BBH Explores True Devotion for Levi’s

NEW YORK Two spots by Bartle Bogle Hegarty breaking on Monday for Levi’s stress the personal bond people have with their jeans.

One ad by the New York shop, “Walk,” shows a man pretending he wants to get back with his girlfriend, just so he can get into her apartment and retrieve his Levi’s 501 jeans. The jeans, however, are hanging on a tree outside the window of her apartment, one of many of his belongings she has thrown out the window. Music is Willie Nelson’s cover of the Elvis song, “Always on My Mind.”

“Urban Legend” depicts a man buying a pair of Levi’s Loose Straight 569 jeans he sees on a mannequin in a store window. The mannequin then follows the man, seemingly because he misses the jeans, as Screaming Jay Hawkins’ “I Put a Spell on You” plays in the background.
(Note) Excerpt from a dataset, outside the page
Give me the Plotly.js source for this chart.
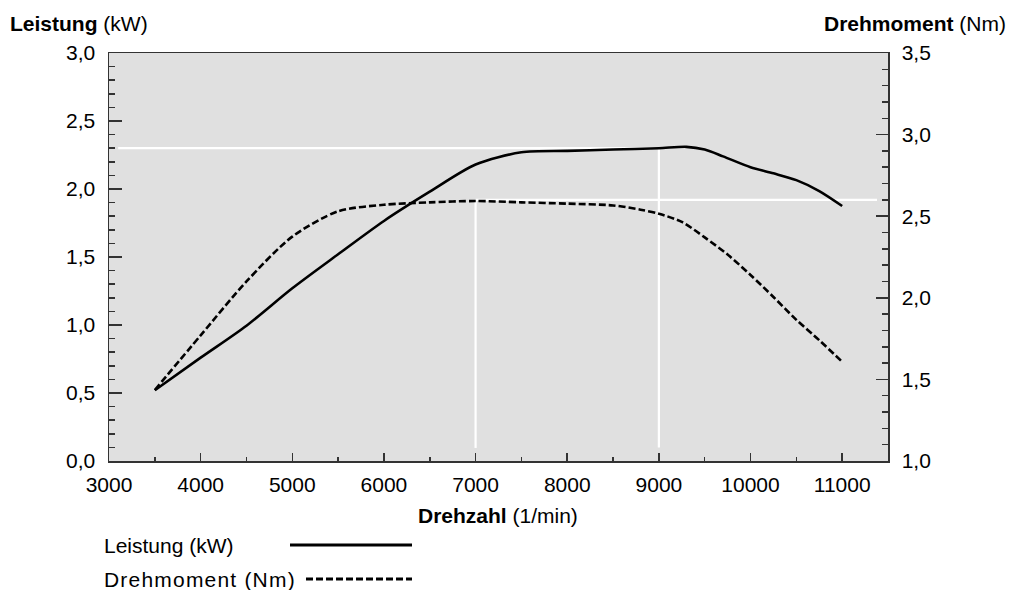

The tagline: “Style for ever story.”

“We wanted to do a campaign that talks about the breadth of the line,” said group creative director Thomas Hayo. “The campaign is really based on the fact that we wanted to do multiple spots, different stories for different products.”

The connection that people have with their jeans is a “key focus” in the campaign, according to Hayo. “People who wear their favorite pair of Levi’s develop a special bond; it’s a relationship not necessarily dependent on one style or cut.” Previous ads were more fantastical, featuring scenarios such as a woman on a horse jumping over an entire train and a man wrestling with a car as though he were on a bull at a rodeo.

The TV spots were directed by Dante Ariola of MJZ, who was chosen to ensure the ads were “the right mixture of being humorous but not silly,” Hayo said. They were shot over five days in Buenos Aires, Argentina, in February. Gianfranco Arena and Peter Kain served as art director and copywriter, respectively, on “Walk.” Art director John Hobbs and copywriter Peter Rosch worked on “Urban Legend.”

Another TV spot is in production and several more are planned for next year. A print component photographed by Richard Avedon, featuring real people in their favorite Levi’s, broke in May.

Campaign spending is undisclosed. Levi’s spent about $40 million on measured media for its jeans brands in 2003, per Nielsen Monitor-Plus.